Nothing had managed it really, until recently. It seems seeing Underworld live was the key to it all. I should have been prepared. Afterall I was driving to work a few weeks before and “Two Months Off” briefly whisked me away, far away from the grim reality of things I can’t stand. Underworld are the sound of hating your job and a lot of your life, of the gritty and constant struggle to get through the monotony and find a passion, ‘there is a sound on the other side of this wall, a bird is singing on the other side of this glass’. Out of the context of Underworld’s locomotive, euphoric productions, the lyrics can seem pretty stark and grim. Inside it, they’re flashing beacons of the outside world, quickfire glimpses of irrelevant things, the half thoughts and half fears that shoot through your brain while you drag yourself into the sound of an evening.
Underworld’s music shows a total understanding of just how vital it really is, of the fact that the moment it’s played in is the crucially important one and everything beyond that moment is an irrelevance. “Born Slippy” live is modern soul, the sound of work and play and death and love and everything else that makes life the lottery that it is, with the toughest, leanest, most punching beat straight out of dark streets in London or subways in New York. And just as you mentally look at the pavements that famous synth stab floods back in, and you think that even if this is the only reason you have to put up with weeks which are 90 percent boredom and frustration, it’s still enough.
And it’s clear to me now that this music represents a certain attitude to life, total euphoria surrounded by a darkness which is totally necessary and unavoidable. And behind all the washy synths and the dark relentless pounding of it all is one vivid manifesto, give everything you have to everything you love, and nothing to anything else Hear it in Rez/Cowgirl’s spiraling, deep tones; ‘I don’t dream.
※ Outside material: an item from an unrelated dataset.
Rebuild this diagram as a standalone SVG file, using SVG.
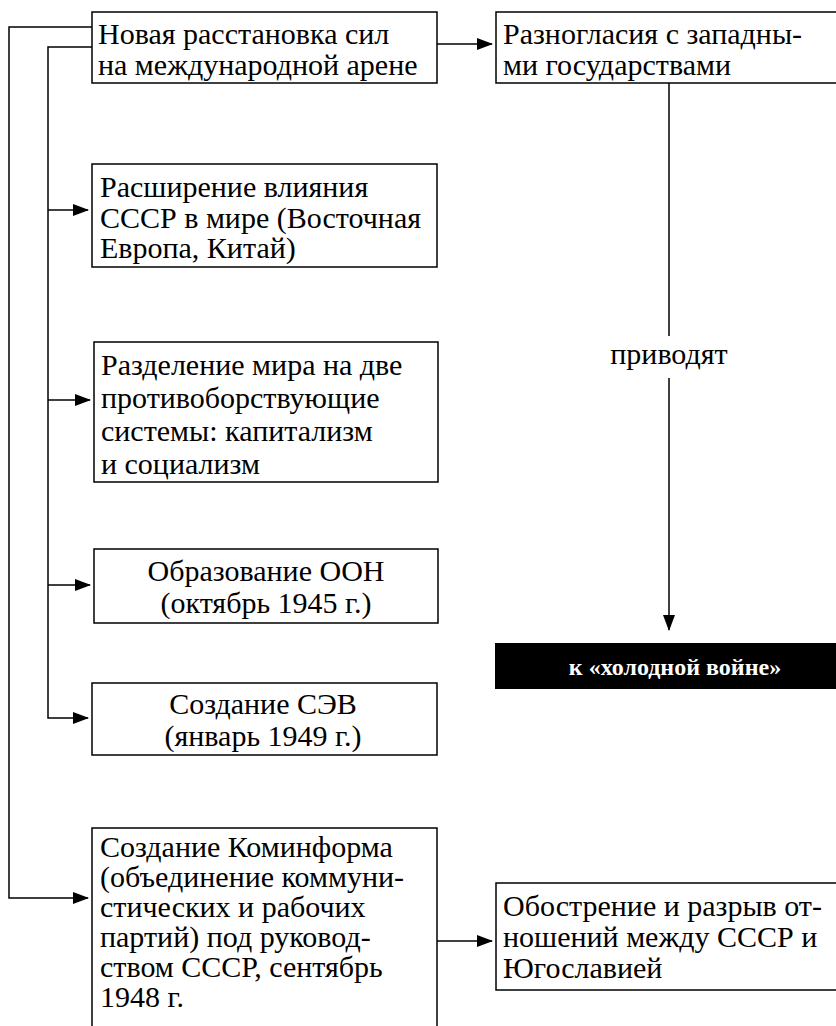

Ice Cream, I scream so much you know what I mean this electric stream, and my tears in league with the wires and energy, and my machine, this is my beautiful dream, I’m hurting noone, hurting noone, hurting noone, hurting noone, I wanna give you everything, I wanna give you energy, I want to give a good thing, I want to give you everything. Everything, everything, everything, everything, everything’
I don’t dream. Who needs dreams or nightmares with a reality like this.